- RECORDED DATA:
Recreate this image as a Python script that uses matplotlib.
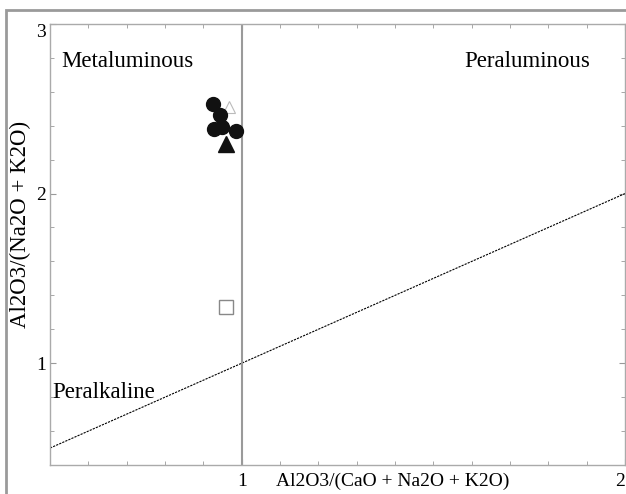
import matplotlib
matplotlib.use("Agg")
import matplotlib.pyplot as plt
from matplotlib.patches import Rectangle
from matplotlib.ticker import MultipleLocator, FixedLocator

plt.rcParams['font.family'] = ['Liberation Serif', 'DejaVu Serif']

# sample points: A/CNK (x) vs A/NK (y)
circ_x = [0.924, 0.943, 0.927, 0.948, 0.984]
circ_y = [2.53, 2.46, 2.38, 2.39, 2.37]
tri_x = [0.958]
tri_y = [2.29]
otri_x = [0.966]
otri_y = [2.51]
sq_x = [0.958]
sq_y = [1.33]

# boundary line A/NK = A/CNK
line_x = [0.5, 2.0]
line_y = [0.5, 2.0]

fig = plt.figure(figsize=(6.26, 4.94), dpi=100)
ax = fig.add_axes([0.080, 0.0587, 0.9185, 0.893])

# outer frame
fig.patches.append(Rectangle((0.0096, -0.05), 1.2, 1.03, transform=fig.transFigure,
                             fill=False, edgecolor='#9a9a9a', linewidth=2))

ax.plot(line_x, line_y, color='black', linestyle=(0, (2, 1)), linewidth=0.8)
ax.axvline(1.0, color='#9a9a9a', linewidth=1.5)

ax.plot(circ_x, circ_y, 'o', color='#111111', markersize=10, zorder=3)
ax.plot(tri_x, tri_y, '^', color='#111111', markersize=11, zorder=3)
ax.plot(otri_x, otri_y, '^', markerfacecolor='none', markeredgecolor='#bbbbbb',
        markersize=9, markeredgewidth=0.8, zorder=2)
ax.plot(sq_x, sq_y, 's', markerfacecolor='none', markeredgecolor='#888888',
        markersize=10, markeredgewidth=1, zorder=3)

ax.text(0.53, 2.78, 'Metaluminous', fontsize=16.5, va='center', ha='left')
ax.text(1.91, 2.78, 'Peraluminous', fontsize=16.5, va='center', ha='right')
ax.text(0.505, 0.83, 'Peralkaline', fontsize=16.5, va='center', ha='left')

ax.set_xlim(0.5, 2.0)
ax.set_ylim(0.4, 3.0)

ax.xaxis.set_major_locator(FixedLocator([1, 2]))
ax.yaxis.set_major_locator(FixedLocator([1, 2, 3]))
ax.xaxis.set_minor_locator(MultipleLocator(0.1))
ax.yaxis.set_minor_locator(MultipleLocator(0.2))
ax.set_xticklabels(['1', '2'])
ax.set_yticklabels(['1', '2', '3'])
ax.tick_params(which='both', direction='in', top=True, right=True, color='#999999', labelsize=14)
ax.tick_params(which='major', length=4)
ax.tick_params(axis='x', which='major', pad=6)
ax.tick_params(axis='y', which='major', pad=3)
ax.tick_params(which='minor', length=3)
ax.get_xticklabels()[-1].set_ha('right')
ax.get_yticklabels()[-1].set_va('top')

for s in ax.spines.values():
    s.set_color('#aaaaaa')
    s.set_linewidth(1)

ax.set_xlabel('Al2O3/(CaO + Na2O + K2O)', fontsize=14)
ax.xaxis.set_label_coords(0.595, -0.036)
ax.xaxis.label.set_va('center')
ax.set_ylabel('Al2O3/(Na2O + K2O)', fontsize=16.5)
ax.yaxis.set_label_coords(-0.052, 0.545)
ax.yaxis.label.set_va('center')

fig.savefig('out.png', dpi=100)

- DIRECTIONS: Go through the listing above and write it out again exactly, dropping the pictures.

- WRITTEN RESPONSE:
Recreate this image as a Python script that uses matplotlib.
import matplotlib
matplotlib.use("Agg")
import matplotlib.pyplot as plt
from matplotlib.patches import Rectangle
from matplotlib.ticker import MultipleLocator, FixedLocator

plt.rcParams['font.family'] = ['Liberation Serif', 'DejaVu Serif']

# sample points: A/CNK (x) vs A/NK (y)
circ_x = [0.924, 0.943, 0.927, 0.948, 0.984]
circ_y = [2.53, 2.46, 2.38, 2.39, 2.37]
tri_x = [0.958]
tri_y = [2.29]
otri_x = [0.966]
otri_y = [2.51]
sq_x = [0.958]
sq_y = [1.33]

# boundary line A/NK = A/CNK
line_x = [0.5, 2.0]
line_y = [0.5, 2.0]

fig = plt.figure(figsize=(6.26, 4.94), dpi=100)
ax = fig.add_axes([0.080, 0.0587, 0.9185, 0.893])

# outer frame
fig.patches.append(Rectangle((0.0096, -0.05), 1.2, 1.03, transform=fig.transFigure,
                             fill=False, edgecolor='#9a9a9a', linewidth=2))

ax.plot(line_x, line_y, color='black', linestyle=(0, (2, 1)), linewidth=0.8)
ax.axvline(1.0, color='#9a9a9a', linewidth=1.5)

ax.plot(circ_x, circ_y, 'o', color='#111111', markersize=10, zorder=3)
ax.plot(tri_x, tri_y, '^', color='#111111', markersize=11, zorder=3)
ax.plot(otri_x, otri_y, '^', markerfacecolor='none', markeredgecolor='#bbbbbb',
        markersize=9, markeredgewidth=0.8, zorder=2)
ax.plot(sq_x, sq_y, 's', markerfacecolor='none', markeredgecolor='#888888',
        markersize=10, markeredgewidth=1, zorder=3)

ax.text(0.53, 2.78, 'Metaluminous', fontsize=16.5, va='center', ha='left')
ax.text(1.91, 2.78, 'Peraluminous', fontsize=16.5, va='center', ha='right')
ax.text(0.505, 0.83, 'Peralkaline', fontsize=16.5, va='center', ha='left')

ax.set_xlim(0.5, 2.0)
ax.set_ylim(0.4, 3.0)

ax.xaxis.set_major_locator(FixedLocator([1, 2]))
ax.yaxis.set_major_locator(FixedLocator([1, 2, 3]))
ax.xaxis.set_minor_locator(MultipleLocator(0.1))
ax.yaxis.set_minor_locator(MultipleLocator(0.2))
ax.set_xticklabels(['1', '2'])
ax.set_yticklabels(['1', '2', '3'])
ax.tick_params(which='both', direction='in', top=True, right=True, color='#999999', labelsize=14)
ax.tick_params(which='major', length=4)
ax.tick_params(axis='x', which='major', pad=6)
ax.tick_params(axis='y', which='major', pad=3)
ax.tick_params(which='minor', length=3)
ax.get_xticklabels()[-1].set_ha('right')
ax.get_yticklabels()[-1].set_va('top')

for s in ax.spines.values():
    s.set_color('#aaaaaa')
    s.set_linewidth(1)

ax.set_xlabel('Al2O3/(CaO + Na2O + K2O)', fontsize=14)
ax.xaxis.set_label_coords(0.595, -0.036)
ax.xaxis.label.set_va('center')
ax.set_ylabel('Al2O3/(Na2O + K2O)', fontsize=16.5)
ax.yaxis.set_label_coords(-0.052, 0.545)
ax.yaxis.label.set_va('center')

fig.savefig('out.png', dpi=100)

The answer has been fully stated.